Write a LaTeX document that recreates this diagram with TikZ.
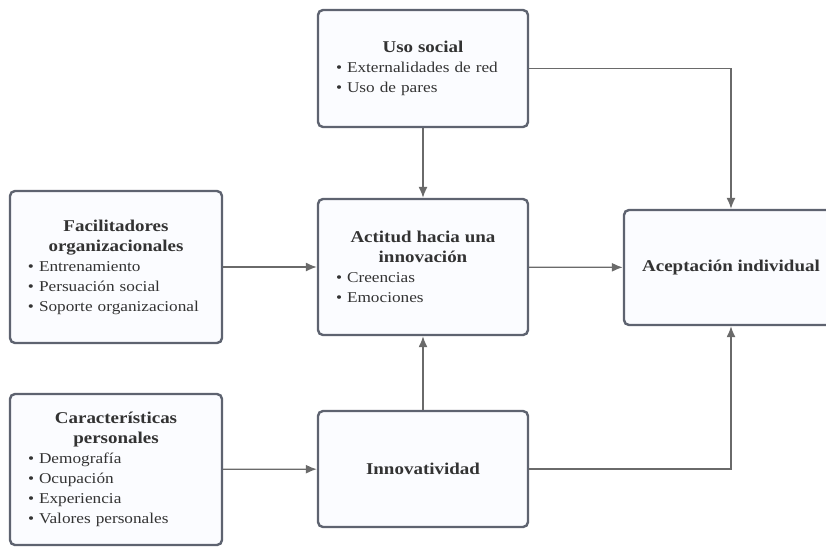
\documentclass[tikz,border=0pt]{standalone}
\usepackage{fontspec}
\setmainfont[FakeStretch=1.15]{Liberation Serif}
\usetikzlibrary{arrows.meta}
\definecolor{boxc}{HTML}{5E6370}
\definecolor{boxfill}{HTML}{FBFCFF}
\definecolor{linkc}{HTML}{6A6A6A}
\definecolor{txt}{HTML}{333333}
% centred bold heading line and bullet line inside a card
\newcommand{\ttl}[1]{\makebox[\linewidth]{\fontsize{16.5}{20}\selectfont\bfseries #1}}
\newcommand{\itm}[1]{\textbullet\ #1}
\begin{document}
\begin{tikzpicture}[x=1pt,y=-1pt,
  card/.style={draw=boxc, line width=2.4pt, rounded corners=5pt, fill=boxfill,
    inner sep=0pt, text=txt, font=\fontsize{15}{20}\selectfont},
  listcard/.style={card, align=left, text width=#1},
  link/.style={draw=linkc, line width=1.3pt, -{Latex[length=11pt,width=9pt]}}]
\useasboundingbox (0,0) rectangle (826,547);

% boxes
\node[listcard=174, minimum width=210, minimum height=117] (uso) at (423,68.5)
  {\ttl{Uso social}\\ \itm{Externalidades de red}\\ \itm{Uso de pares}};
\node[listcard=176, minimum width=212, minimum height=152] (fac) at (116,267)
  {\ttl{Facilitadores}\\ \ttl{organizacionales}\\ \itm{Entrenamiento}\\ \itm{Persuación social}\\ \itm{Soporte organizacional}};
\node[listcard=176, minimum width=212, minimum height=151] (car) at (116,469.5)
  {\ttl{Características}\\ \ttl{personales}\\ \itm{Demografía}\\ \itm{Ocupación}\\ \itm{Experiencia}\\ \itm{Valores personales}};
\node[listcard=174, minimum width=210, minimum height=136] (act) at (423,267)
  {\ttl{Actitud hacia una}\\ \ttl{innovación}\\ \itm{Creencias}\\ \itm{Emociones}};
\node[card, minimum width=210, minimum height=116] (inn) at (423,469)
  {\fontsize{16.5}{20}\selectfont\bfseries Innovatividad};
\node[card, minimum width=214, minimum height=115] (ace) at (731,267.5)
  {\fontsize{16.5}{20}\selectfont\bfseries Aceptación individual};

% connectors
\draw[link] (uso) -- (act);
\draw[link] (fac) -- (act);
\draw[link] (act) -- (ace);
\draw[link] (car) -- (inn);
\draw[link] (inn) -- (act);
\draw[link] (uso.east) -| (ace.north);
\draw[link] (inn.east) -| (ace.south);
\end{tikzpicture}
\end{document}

********

■ To do ■
Reproduce the listing above exactly, excluding all pictures.

■ Solution below ■
Write a LaTeX document that recreates this diagram with TikZ.
\documentclass[tikz,border=0pt]{standalone}
\usepackage{fontspec}
\setmainfont[FakeStretch=1.15]{Liberation Serif}
\usetikzlibrary{arrows.meta}
\definecolor{boxc}{HTML}{5E6370}
\definecolor{boxfill}{HTML}{FBFCFF}
\definecolor{linkc}{HTML}{6A6A6A}
\definecolor{txt}{HTML}{333333}
% centred bold heading line and bullet line inside a card
\newcommand{\ttl}[1]{\makebox[\linewidth]{\fontsize{16.5}{20}\selectfont\bfseries #1}}
\newcommand{\itm}[1]{\textbullet\ #1}
\begin{document}
\begin{tikzpicture}[x=1pt,y=-1pt,
  card/.style={draw=boxc, line width=2.4pt, rounded corners=5pt, fill=boxfill,
    inner sep=0pt, text=txt, font=\fontsize{15}{20}\selectfont},
  listcard/.style={card, align=left, text width=#1},
  link/.style={draw=linkc, line width=1.3pt, -{Latex[length=11pt,width=9pt]}}]
\useasboundingbox (0,0) rectangle (826,547);

% boxes
\node[listcard=174, minimum width=210, minimum height=117] (uso) at (423,68.5)
  {\ttl{Uso social}\\ \itm{Externalidades de red}\\ \itm{Uso de pares}};
\node[listcard=176, minimum width=212, minimum height=152] (fac) at (116,267)
  {\ttl{Facilitadores}\\ \ttl{organizacionales}\\ \itm{Entrenamiento}\\ \itm{Persuación social}\\ \itm{Soporte organizacional}};
\node[listcard=176, minimum width=212, minimum height=151] (car) at (116,469.5)
  {\ttl{Características}\\ \ttl{personales}\\ \itm{Demografía}\\ \itm{Ocupación}\\ \itm{Experiencia}\\ \itm{Valores personales}};
\node[listcard=174, minimum width=210, minimum height=136] (act) at (423,267)
  {\ttl{Actitud hacia una}\\ \ttl{innovación}\\ \itm{Creencias}\\ \itm{Emociones}};
\node[card, minimum width=210, minimum height=116] (inn) at (423,469)
  {\fontsize{16.5}{20}\selectfont\bfseries Innovatividad};
\node[card, minimum width=214, minimum height=115] (ace) at (731,267.5)
  {\fontsize{16.5}{20}\selectfont\bfseries Aceptación individual};

% connectors
\draw[link] (uso) -- (act);
\draw[link] (fac) -- (act);
\draw[link] (act) -- (ace);
\draw[link] (car) -- (inn);
\draw[link] (inn) -- (act);
\draw[link] (uso.east) -| (ace.north);
\draw[link] (inn.east) -| (ace.south);
\end{tikzpicture}
\end{document}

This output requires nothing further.